Weekend, w którym do kin wchodzi film z Listy Do Obejrzenia zawsze jest dobrym weekendem.
Premiery kinowe weekendu 09-11.11.2018
Planeta Singli 2 (2018) – Nie poszedłbym
Pierwszy zwiastun sequela Planety Singli był fajny. Drugi już fajny nie jest. Nie jestem fanem pierwszej części tego filmu. Wg mnie jest niezła, ale broni się tylko w porównaniu z innymi polskimi komromami. Nie sądzę, aby dwójka była lepsza, czyli oznaczałoby to poziom wszelkich Narzeczonych na niby.
Winni, Den skyldige (2018) – Poszedłbym
Filmy z Listy Do Obejrzenia zawsze mają u mnie zielonego Poszedłbyma bez większego zastanawiania się nad szczegółami. Zresztą byłoby o nie trudno, bo tak naprawdę niewiele wiem o tym filmie i nawet jego zwiastuna nie widziałem. To chyba najlepsze podejście do tego typu filmów, ale o tym to się przekonam w kinie.

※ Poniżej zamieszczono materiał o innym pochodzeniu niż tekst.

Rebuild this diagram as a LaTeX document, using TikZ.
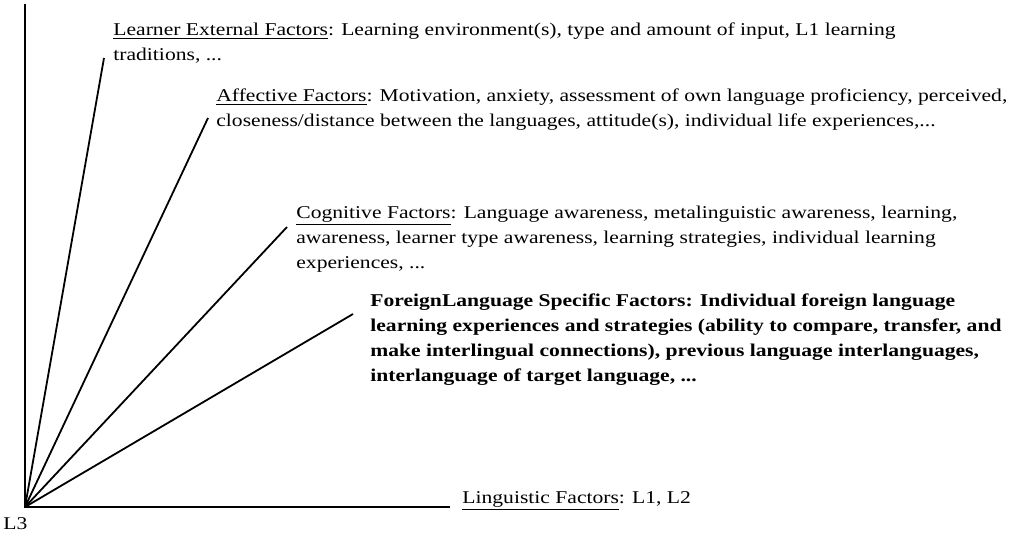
\documentclass[tikz,border=0pt]{standalone}
\usepackage{fontspec}
\setmainfont{Liberation Serif}[FakeStretch=1.2]
\usetikzlibrary{positioning}

\begin{document}
\begin{tikzpicture}[
  x=0.5pt,
  y=-0.5pt,
  factor/.style={
    anchor=base west,
    align=left,
    inner sep=0pt,
    font=\fontsize{9pt}{12.5pt}\selectfont
  },
  ray/.style={
    line width=0.9pt,
    line cap=butt
  }]
  \useasboundingbox (0,0) rectangle (1035,536);
  % axes and rays
  \coordinate (o) at (25,507);
  \coordinate (top) at (25,4);
  \coordinate (right) at (450,507);
  \coordinate (rlearner) at (104,58);
  \coordinate (raffective) at (208,118);
  \coordinate (rcognitive) at (287,227);
  \coordinate (rforeign) at (353,314);
  % factor labels (placed at the baseline of their last line)
  \node[factor] (learner) at (113,60)
    {\underline{Learner External Factors}: Learning environment(s), type and amount of input, L1 learning\\
     traditions, ...};
  \node[factor] (affective) at (216,126)
    {\underline{Affective Factors}: Motivation, anxiety, assessment of own language proficiency, perceived,\\
     closeness/distance between the languages, attitude(s), individual life experiences,...};
  \node[factor] (cognitive) at (296,268)
    {\underline{Cognitive Factors}: Language awareness, metalinguistic awareness, learning,\\
     awareness, learner type awareness, learning strategies, individual learning\\
     experiences, ...};
  \node[factor,font=\fontsize{9pt}{12.5pt}\selectfont\bfseries] (foreign) at (370,381)
    {ForeignLanguage Specific Factors: Individual foreign language\\
     learning experiences and strategies (ability to compare, transfer, and\\
     make interlingual connections), previous language interlanguages,\\
     interlanguage of target language, ...};
  \node[factor] (linguistic) at (462,503)
    {\underline{Linguistic Factors}: L1, L2};
  \node[factor] (l3) at (3,529) {L3};
  \draw[ray] (top) -- (o) -- (right);
  \foreach \r in {rlearner,raffective,rcognitive,rforeign}
    \draw[ray] (o) -- (\r);
\end{tikzpicture}
\end{document}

Alfa (2018) – Nie poszedłbym
Tu nawet nie chodzi o to, że można ten film obejrzeć już w domu. Chodzi o to, że zwykle taka sytuacja, gdy film w wersji fotelowej wyprzedza wersję kinową, oznacza to, że coś z nim jest nie tak. Choć jako familijna bajeczka dla miłośników zwierząt może się obronić. Tak czy siak raczej poza kinem.
Chef Flynn – najmłodszy kucharz świata, Chef Flynn (2018) – Nie poszedłbym
Ciekawe, szczególnie że nie słyszałem wcześniej o szefie Flynnie. Ale #WstydliweWyznania działają mi na nerwy dzieci kucharze.
Świąteczne przeboje, Den tid på året (2018) – Nie poszedłbym
Hej, Boże Narodzenie idzie, zróbmy jakiś totalnie nieoryginalny film świąteczny! Wiecie, niby święta i powinno być fajnie, ale zwala się na łeb cała rodzina i wszystko się pieprzy. Było już coś takiego?
Repertuar weekendu uzupełnia malezyjska kopia przygód Zygzaka MxQueena, film Klakson i spółka.